E nel farlo, anche per ottenere finanziamenti, i soci e gli attivisti puntano a coinvolgere le istituzioni pubbliche ed anche le aziende con il ruolo di sponsor. Nel perseguire lo scopo sociale, inoltre, all’associazione culturale è permesso ai sensi di legge pure si svolgere delle attività di natura commerciale anche se queste sono e devono essere minime, e quindi non prevalenti. Al riguardo, per esempio, un’associazione culturale senza la Partita Iva può emettere la fattura?

Ecco perché un’associazione culturale senza la Partita Iva non può emettere la fattura

Con il solo codice fiscale, e quindi senza la partita Iva, un’associazione culturale non può emettere la fattura. Questo però non significa che per un’associazione culturale l’apertura di una partita Iva sia obbligatoria. Fino a quando le sole entrate sono di natura istituzionale, infatti, l’associazione culturale può perseguire gli scopi prefissi pure senza la partita Iva.

Se invece per esempio, come sopra accennato, l’associazione incassa dei fondi tramite delle sponsorizzazioni, allora la partita Iva è in tal caso obbligatoria. In quanto per il legislatore quella relativa alla sponsorizzazione viene vista, in tutto e per tutto, come un‘attività commerciale.

Per avere dei rapporti di natura commerciale, quindi, un’associazione culturale deve avere una posizione fiscale attiva attraverso l’apertura di una partita Iva.

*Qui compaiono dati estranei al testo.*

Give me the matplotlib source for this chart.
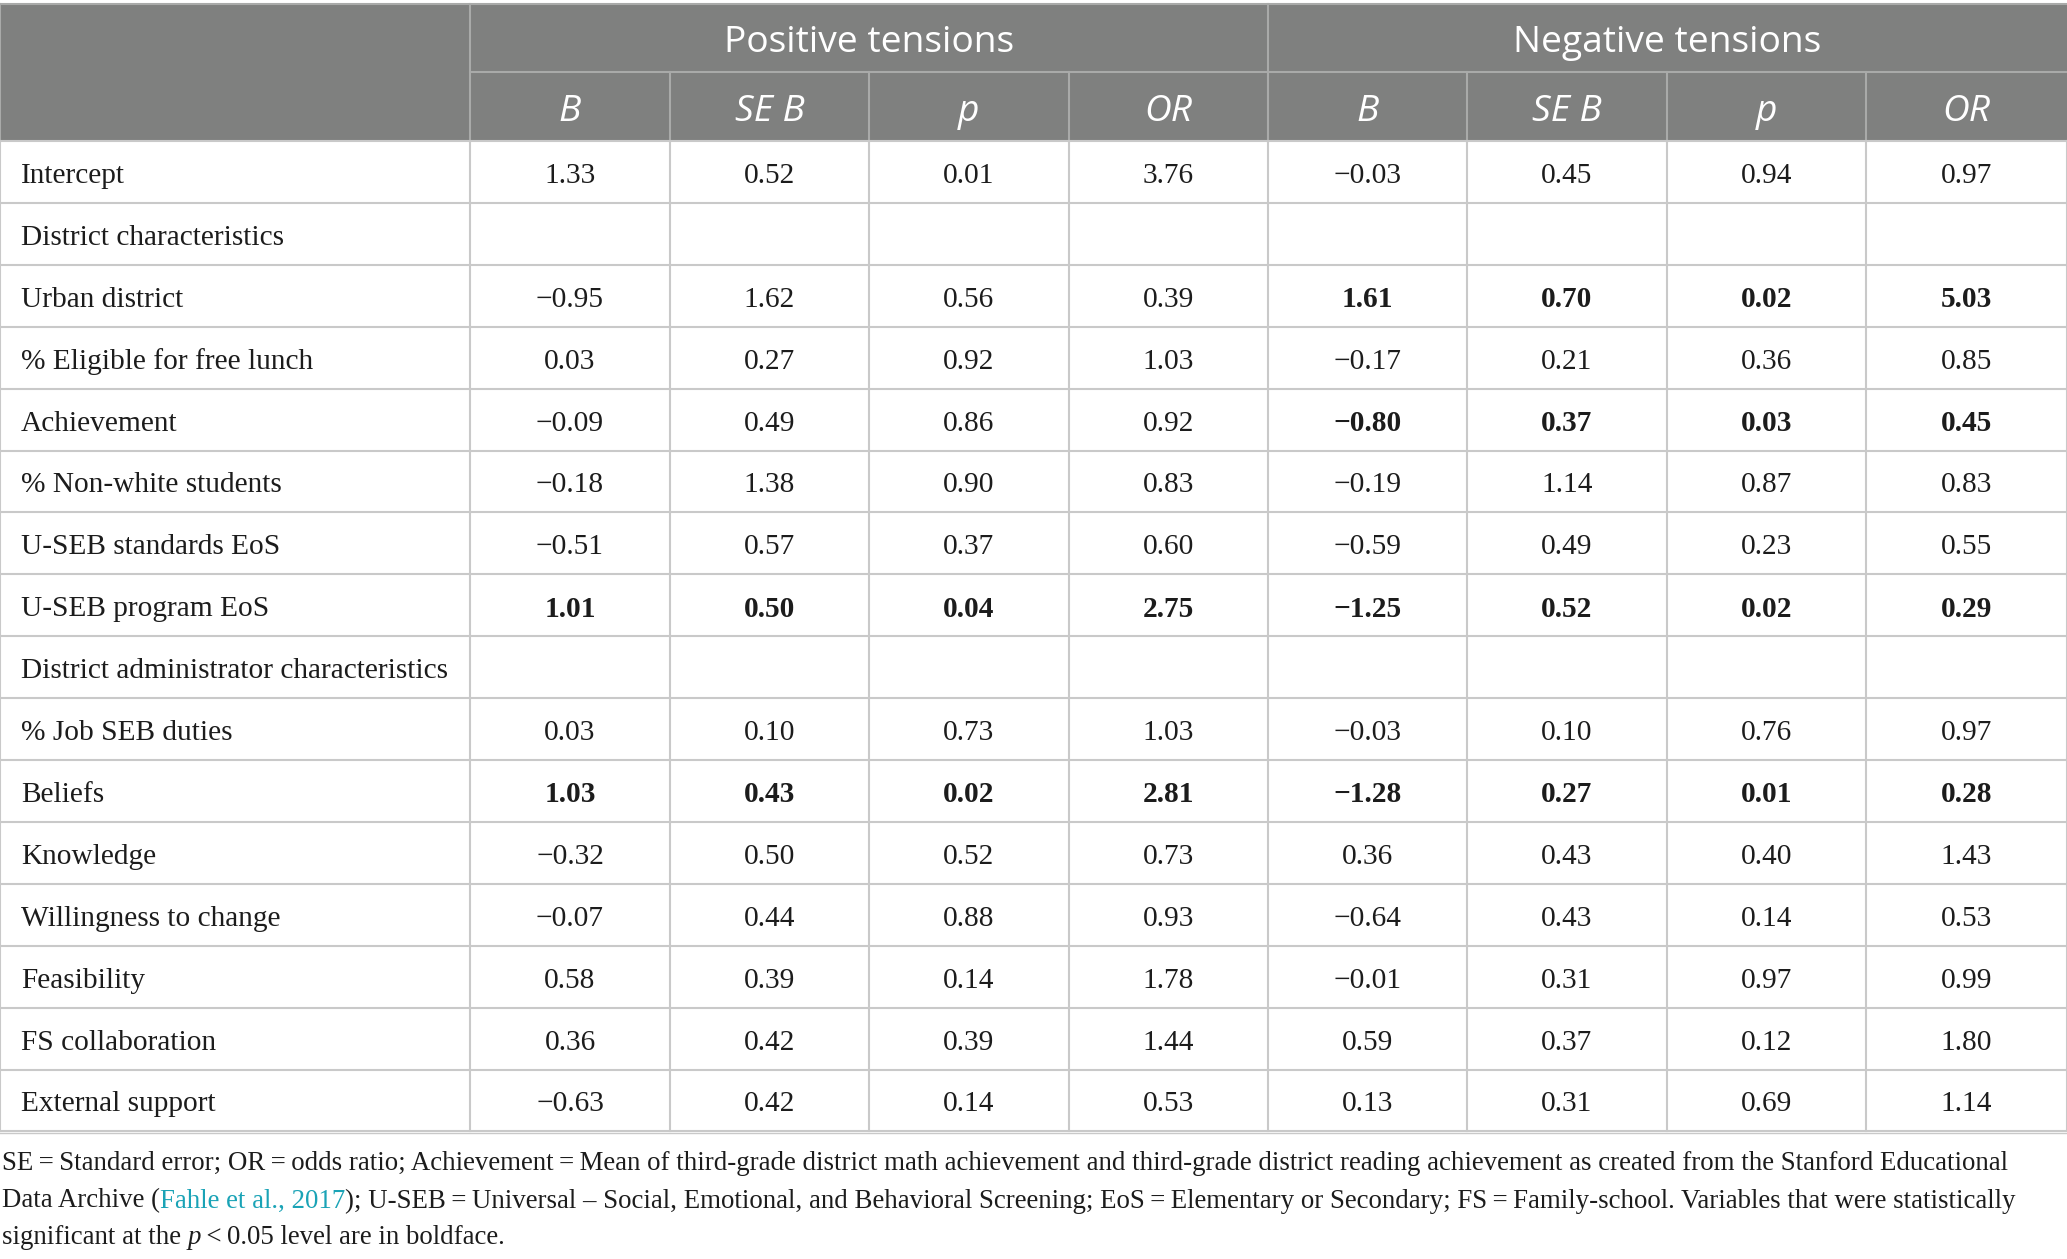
import matplotlib.pyplot as plt
from matplotlib.patches import Rectangle

# table contents
row_labels = ["Intercept", "District characteristics", "Urban district",
              "% Eligible for free lunch", "Achievement", "% Non-white students",
              "U-SEB standards EoS", "U-SEB program EoS",
              "District administrator characteristics", "% Job SEB duties",
              "Beliefs", "Knowledge", "Willingness to change", "Feasibility",
              "FS collaboration", "External support"]
group_labels = ["Positive tensions", "Negative tensions"]
col_labels = ["B", "SE B", "p", "OR"]

pos_B = [1.33, None, -0.95, 0.03, -0.09, -0.18, -0.51, 1.01, None, 0.03, 1.03, -0.32, -0.07, 0.58, 0.36, -0.63]
pos_SE = [0.52, None, 1.62, 0.27, 0.49, 1.38, 0.57, 0.50, None, 0.10, 0.43, 0.50, 0.44, 0.39, 0.42, 0.42]
pos_p = [0.01, None, 0.56, 0.92, 0.86, 0.90, 0.37, 0.04, None, 0.73, 0.02, 0.52, 0.88, 0.14, 0.39, 0.14]
pos_OR = [3.76, None, 0.39, 1.03, 0.92, 0.83, 0.60, 2.75, None, 1.03, 2.81, 0.73, 0.93, 1.78, 1.44, 0.53]
neg_B = [-0.03, None, 1.61, -0.17, -0.80, -0.19, -0.59, -1.25, None, -0.03, -1.28, 0.36, -0.64, -0.01, 0.59, 0.13]
neg_SE = [0.45, None, 0.70, 0.21, 0.37, 1.14, 0.49, 0.52, None, 0.10, 0.27, 0.43, 0.43, 0.31, 0.37, 0.31]
neg_p = [0.94, None, 0.02, 0.36, 0.03, 0.87, 0.23, 0.02, None, 0.76, 0.01, 0.40, 0.14, 0.97, 0.12, 0.69]
neg_OR = [0.97, None, 5.03, 0.85, 0.45, 0.83, 0.55, 0.29, None, 0.97, 0.28, 1.43, 0.53, 0.99, 1.80, 1.14]

groups = [[pos_B, pos_SE, pos_p, pos_OR], [neg_B, neg_SE, neg_p, neg_OR]]

note1 = ("SE\u2009=\u2009Standard error; OR\u2009=\u2009odds ratio; Achievement\u2009=\u2009Mean of third-grade "
         "district math achievement and third-grade district reading achievement as created from the Stanford Educational")
note2 = ["Data Archive (", "Fahle et al., 2017",
         "); U-SEB\u2009=\u2009Universal \u2013 Social, Emotional, and Behavioral Screening; "
         "EoS\u2009=\u2009Elementary or Secondary; FS\u2009=\u2009Family-school. Variables that were statistically"]
note3 = ["significant at the ", "p", "\u2009<\u20090.05 level are in boldface."]

# layout (pixels)
W, H = 2067, 1259
col_edges = [0, 470, 670, 869, 1069, 1268, 1467, 1667, 1866, 2067]
top, h1, h2 = 4, 72, 141
row_h = 61.9
bottom = h2 + row_h * len(row_labels)

head_bg = "#7f807f"
head_line = "#a9aaa9"
grid = "#c9c9c9"
ink = "#1c1c1c"
serif = "Liberation Serif"
sans = "Open Sans"

fig = plt.figure(figsize=(W / 100, H / 100), dpi=100)
ax = fig.add_axes([0, 0, 1, 1])
ax.set_xlim(0, W)
ax.set_ylim(H, 0)
ax.axis("off")

# header
ax.add_patch(Rectangle((0, top), W, h2 - top, color=head_bg, lw=0))
ax.plot([0, W], [top, top], color=head_line, lw=1.5)
ax.plot([col_edges[1], W], [h1, h1], color=head_line, lw=1.5)
ax.plot([0, 0], [top, h2], color=head_line, lw=1.5)
for x in [col_edges[1], col_edges[5]]:
    ax.plot([x, x], [top, h2], color=head_line, lw=1.5)
for x in col_edges[2:-1]:
    ax.plot([x, x], [h1, h2], color=head_line, lw=1.5)

for g, name in enumerate(group_labels):
    xc = (col_edges[1 + 4 * g] + col_edges[5 + 4 * g]) / 2
    ax.text(xc, (top + h1) / 2 + 5, name, ha="center", va="center",
            color="white", fontsize=26.7, family=sans)
    for c, lab in enumerate(col_labels):
        i = 1 + 4 * g + c
        xc = (col_edges[i] + col_edges[i + 1]) / 2
        ax.text(xc, (h1 + h2) / 2 + 5, lab, ha="center", va="center",
                color="white", fontsize=26.7, family=sans, style="italic")

# body grid
for r in range(len(row_labels) + 1):
    y = h2 + r * row_h
    ax.plot([0, W], [y, y], color=grid, lw=1.5)
for x in col_edges:
    ax.plot([x, x], [h2, bottom], color=grid, lw=1.5)
ax.plot([0, W], [bottom + 2, bottom + 2], color=grid, lw=1.0)


def fmt(v):
    return f"{v:.2f}".replace("-", "\u2212")


for r, lab in enumerate(row_labels):
    yc = h2 + (r + 0.5) * row_h + 4
    ax.text(21, yc, lab, ha="left", va="center", fontsize=21.2,
            family=serif, color=ink)
    for g, cols in enumerate(groups):
        p = cols[2][r]
        bold = p is not None and p < 0.05 and lab != "Intercept"
        for c, vals in enumerate(cols):
            v = vals[r]
            if v is None:
                continue
            i = 1 + 4 * g + c
            xc = (col_edges[i] + col_edges[i + 1]) / 2
            ax.text(xc, yc, fmt(v), ha="center", va="center", fontsize=21.2,
                    family=serif, color=ink,
                    weight="bold" if bold else "normal")


def chain(x, y, pieces, styles):
    t = None
    for txt, st in zip(pieces, styles):
        kw = dict(fontsize=19.4, family=serif, color=ink)
        if st == "link":
            kw["color"] = "#1aa3b6"
        if st == "italic":
            kw["style"] = "italic"
        if t is None:
            t = ax.text(x, y, txt, ha="left", va="center", **kw)
        else:
            t = ax.annotate(txt, xy=(1, 0), xycoords=t, ha="left", va="bottom", **kw)


chain(2, 1164, [note1], ["plain"])
chain(2, 1201, note2, ["plain", "link", "plain"])
chain(2, 1238, note3, ["plain", "italic", "plain"])

fig.savefig("out.png", dpi=100)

E solo in questo modo potrà essere emessa regolare fattura distinguendo tra la base imponibile e l’aliquota applicata ai fini dell’imposta sul valore aggiunto. La società sponsor, a sua volta, con l’acquisizione della fattura potrà andare a scaricare l’Iva nonché il costo sostenuto per la sponsorizzazione stessa.

Quando un’associazione culturale deve aprire la partita Iva?

L’attività di un’associazione culturale deve essere in prevalenza di tipo non commerciale, ma in caso di introiti da sponsorizzazione, come sopra spiegato, l’apertura della partita Iva è obbligatoria. E lo stesso dicasi anche per altre operazioni come la cessione di beni nuovi o le attività di ristorazione che, comunque, non devono essere prevalenti. In altre parole, le entrate commerciali devono essere contenute affinché l’associazione culturale, rientrante tra gli enti non commerciali, mantenga valido il suo status.

L’associazione culturale può chiedere l’attribuzione del numero di partita Iva subito, ovverosia in concomitanza con l’attribuzione del codice fiscale, oppure può farlo in un secondo momento. Ed in ogni caso occorrerà compilare ed inviare all’Agenzia delle Entrate il modello AA7/10 per via telematica, a mezzo raccomandata postale oppure recandosi sul territorio presso un ufficio del Fisco.

Via posta raccomandata con la ricevuta di ritorno, al modulo occorre allegare pure la copia di un documento di identità in corso di validità del dichiarante. Mentre all’ufficio dell’Agenzia delle Entrate occorre presentarsi con il modulo AA7/10 compilato in duplice esemplare. Aperta la partita Iva, l’associazione culturale sarà chiamata poi a rispettare nuovi adempimenti di tipo contabile e fiscale. Ragion per cui è bene in genere rivolgersi ad un commercialista esperto nel terzo settore.